> PROMPT
Read the material below and count the lines holding the string "Clone". Give that count with nothing added.

> INPUT RECORDS
----------
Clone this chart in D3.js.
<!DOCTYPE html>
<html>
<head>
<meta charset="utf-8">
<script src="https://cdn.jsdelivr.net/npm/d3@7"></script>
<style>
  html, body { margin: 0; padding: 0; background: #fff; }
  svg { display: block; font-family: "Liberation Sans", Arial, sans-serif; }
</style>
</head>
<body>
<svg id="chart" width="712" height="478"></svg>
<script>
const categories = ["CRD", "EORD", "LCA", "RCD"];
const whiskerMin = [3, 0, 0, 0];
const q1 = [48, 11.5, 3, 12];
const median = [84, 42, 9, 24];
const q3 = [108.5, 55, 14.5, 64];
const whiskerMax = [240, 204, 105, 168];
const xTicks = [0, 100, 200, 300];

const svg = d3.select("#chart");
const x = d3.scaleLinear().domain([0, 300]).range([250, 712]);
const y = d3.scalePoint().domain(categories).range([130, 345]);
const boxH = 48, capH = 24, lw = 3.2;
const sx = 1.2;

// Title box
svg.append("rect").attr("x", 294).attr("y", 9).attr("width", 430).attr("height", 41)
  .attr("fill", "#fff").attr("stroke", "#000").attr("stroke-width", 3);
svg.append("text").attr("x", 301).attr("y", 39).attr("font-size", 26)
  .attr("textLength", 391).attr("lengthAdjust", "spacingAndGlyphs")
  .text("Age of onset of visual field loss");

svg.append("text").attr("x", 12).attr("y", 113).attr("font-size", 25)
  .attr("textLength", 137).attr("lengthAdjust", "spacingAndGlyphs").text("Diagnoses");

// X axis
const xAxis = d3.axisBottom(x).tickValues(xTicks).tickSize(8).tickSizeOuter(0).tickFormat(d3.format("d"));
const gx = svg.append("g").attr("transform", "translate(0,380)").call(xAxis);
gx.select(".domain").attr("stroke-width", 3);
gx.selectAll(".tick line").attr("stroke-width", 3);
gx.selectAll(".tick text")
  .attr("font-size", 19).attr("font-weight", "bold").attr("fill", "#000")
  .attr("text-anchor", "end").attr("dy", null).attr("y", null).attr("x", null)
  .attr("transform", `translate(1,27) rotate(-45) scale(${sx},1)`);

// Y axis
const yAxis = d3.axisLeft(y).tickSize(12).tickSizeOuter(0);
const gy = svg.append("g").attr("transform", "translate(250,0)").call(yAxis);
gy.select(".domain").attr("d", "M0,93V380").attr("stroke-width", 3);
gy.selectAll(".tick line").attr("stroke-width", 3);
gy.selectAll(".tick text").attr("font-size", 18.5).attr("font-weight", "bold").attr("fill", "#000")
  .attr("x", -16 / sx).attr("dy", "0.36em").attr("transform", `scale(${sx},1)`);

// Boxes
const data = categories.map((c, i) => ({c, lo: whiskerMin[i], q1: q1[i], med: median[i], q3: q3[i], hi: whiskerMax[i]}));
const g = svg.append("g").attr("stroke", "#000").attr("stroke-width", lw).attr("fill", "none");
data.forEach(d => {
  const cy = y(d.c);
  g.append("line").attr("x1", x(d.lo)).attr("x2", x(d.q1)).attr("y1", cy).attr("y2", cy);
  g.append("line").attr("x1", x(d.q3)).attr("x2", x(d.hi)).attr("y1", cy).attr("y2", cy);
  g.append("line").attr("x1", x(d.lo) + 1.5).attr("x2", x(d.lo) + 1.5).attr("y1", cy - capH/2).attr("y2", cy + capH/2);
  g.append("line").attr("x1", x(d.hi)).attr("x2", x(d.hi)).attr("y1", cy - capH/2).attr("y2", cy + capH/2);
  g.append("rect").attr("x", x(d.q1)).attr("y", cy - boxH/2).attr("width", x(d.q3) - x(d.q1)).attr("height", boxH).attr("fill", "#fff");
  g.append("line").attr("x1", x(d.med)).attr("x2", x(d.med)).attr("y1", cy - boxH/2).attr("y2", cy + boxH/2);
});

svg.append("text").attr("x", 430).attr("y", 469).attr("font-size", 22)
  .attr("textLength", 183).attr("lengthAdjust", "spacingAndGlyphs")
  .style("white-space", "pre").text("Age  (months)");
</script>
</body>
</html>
----------
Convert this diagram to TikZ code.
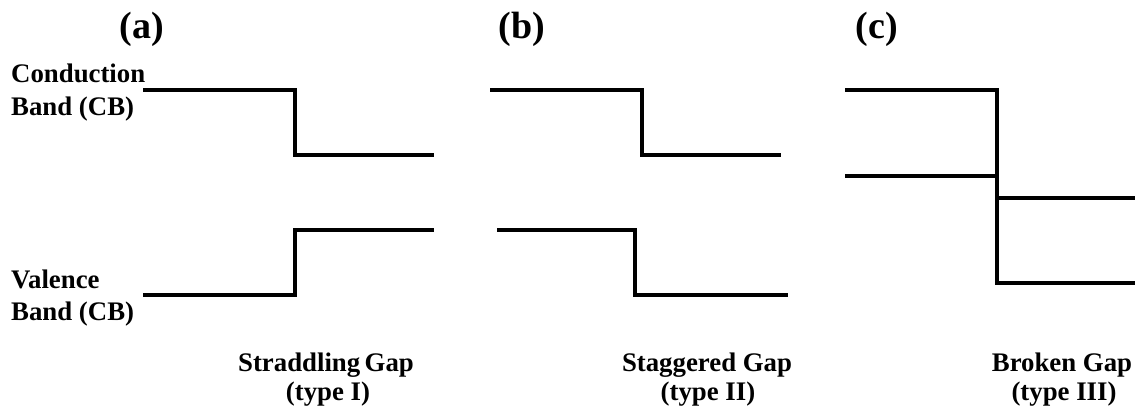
----------
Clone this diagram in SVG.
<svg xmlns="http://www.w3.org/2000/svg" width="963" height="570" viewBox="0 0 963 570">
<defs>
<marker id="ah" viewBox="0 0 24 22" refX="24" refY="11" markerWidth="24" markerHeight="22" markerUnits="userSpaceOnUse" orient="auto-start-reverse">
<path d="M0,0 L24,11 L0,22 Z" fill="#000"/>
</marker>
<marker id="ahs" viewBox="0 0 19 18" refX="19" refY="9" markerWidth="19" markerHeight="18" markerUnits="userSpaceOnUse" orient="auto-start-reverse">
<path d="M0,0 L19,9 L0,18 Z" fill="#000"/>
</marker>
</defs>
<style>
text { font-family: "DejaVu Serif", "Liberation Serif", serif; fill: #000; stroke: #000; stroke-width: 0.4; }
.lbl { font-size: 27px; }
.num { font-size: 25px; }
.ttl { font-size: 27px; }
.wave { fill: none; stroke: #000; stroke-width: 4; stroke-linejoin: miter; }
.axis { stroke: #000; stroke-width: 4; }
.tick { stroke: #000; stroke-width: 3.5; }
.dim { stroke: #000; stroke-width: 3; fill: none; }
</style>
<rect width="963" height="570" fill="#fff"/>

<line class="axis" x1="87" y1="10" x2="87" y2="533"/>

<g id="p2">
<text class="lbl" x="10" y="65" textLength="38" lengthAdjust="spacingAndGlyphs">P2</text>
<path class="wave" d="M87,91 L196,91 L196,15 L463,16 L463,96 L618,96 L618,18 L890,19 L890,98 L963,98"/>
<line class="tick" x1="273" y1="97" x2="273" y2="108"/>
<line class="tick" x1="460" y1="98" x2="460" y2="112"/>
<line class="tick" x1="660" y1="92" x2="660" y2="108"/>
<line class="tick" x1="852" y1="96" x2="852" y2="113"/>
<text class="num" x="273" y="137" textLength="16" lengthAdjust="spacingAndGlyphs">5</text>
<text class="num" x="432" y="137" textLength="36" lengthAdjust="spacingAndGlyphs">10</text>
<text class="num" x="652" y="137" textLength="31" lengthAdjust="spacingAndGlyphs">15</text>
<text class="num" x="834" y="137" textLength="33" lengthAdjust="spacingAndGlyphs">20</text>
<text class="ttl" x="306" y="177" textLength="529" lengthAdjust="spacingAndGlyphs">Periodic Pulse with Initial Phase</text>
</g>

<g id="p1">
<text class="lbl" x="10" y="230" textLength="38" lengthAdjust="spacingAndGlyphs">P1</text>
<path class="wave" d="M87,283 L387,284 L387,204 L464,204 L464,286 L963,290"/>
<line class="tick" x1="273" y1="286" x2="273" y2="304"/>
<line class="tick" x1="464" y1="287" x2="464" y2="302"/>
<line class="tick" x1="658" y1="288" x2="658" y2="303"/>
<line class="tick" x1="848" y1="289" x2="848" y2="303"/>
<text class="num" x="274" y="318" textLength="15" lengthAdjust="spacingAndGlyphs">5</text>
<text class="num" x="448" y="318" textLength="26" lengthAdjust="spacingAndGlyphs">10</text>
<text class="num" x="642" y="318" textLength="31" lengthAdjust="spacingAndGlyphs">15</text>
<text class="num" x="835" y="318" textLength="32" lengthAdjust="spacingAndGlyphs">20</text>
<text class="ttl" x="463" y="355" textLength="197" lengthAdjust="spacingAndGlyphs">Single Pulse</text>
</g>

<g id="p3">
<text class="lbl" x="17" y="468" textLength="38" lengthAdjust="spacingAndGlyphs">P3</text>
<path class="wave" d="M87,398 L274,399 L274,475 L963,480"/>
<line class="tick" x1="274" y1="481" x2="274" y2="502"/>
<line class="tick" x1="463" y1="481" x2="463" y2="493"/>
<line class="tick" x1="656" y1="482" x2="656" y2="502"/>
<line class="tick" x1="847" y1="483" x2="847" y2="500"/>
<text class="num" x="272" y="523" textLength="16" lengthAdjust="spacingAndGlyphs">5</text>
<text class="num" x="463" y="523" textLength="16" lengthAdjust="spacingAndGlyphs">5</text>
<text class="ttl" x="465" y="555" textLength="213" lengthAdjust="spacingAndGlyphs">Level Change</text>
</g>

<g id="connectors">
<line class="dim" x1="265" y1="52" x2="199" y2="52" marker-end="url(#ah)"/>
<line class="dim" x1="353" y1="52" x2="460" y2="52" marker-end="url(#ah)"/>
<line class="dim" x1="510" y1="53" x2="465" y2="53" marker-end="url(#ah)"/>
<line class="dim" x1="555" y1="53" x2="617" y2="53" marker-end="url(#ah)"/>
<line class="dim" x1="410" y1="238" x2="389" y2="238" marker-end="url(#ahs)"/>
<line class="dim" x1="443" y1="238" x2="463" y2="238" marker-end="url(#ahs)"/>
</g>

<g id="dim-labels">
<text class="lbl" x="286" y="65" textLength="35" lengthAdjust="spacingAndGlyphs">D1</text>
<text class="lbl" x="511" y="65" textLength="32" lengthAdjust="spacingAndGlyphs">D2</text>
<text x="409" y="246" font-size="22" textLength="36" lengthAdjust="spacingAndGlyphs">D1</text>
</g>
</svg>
----------
> FINISHED EXERCISE
2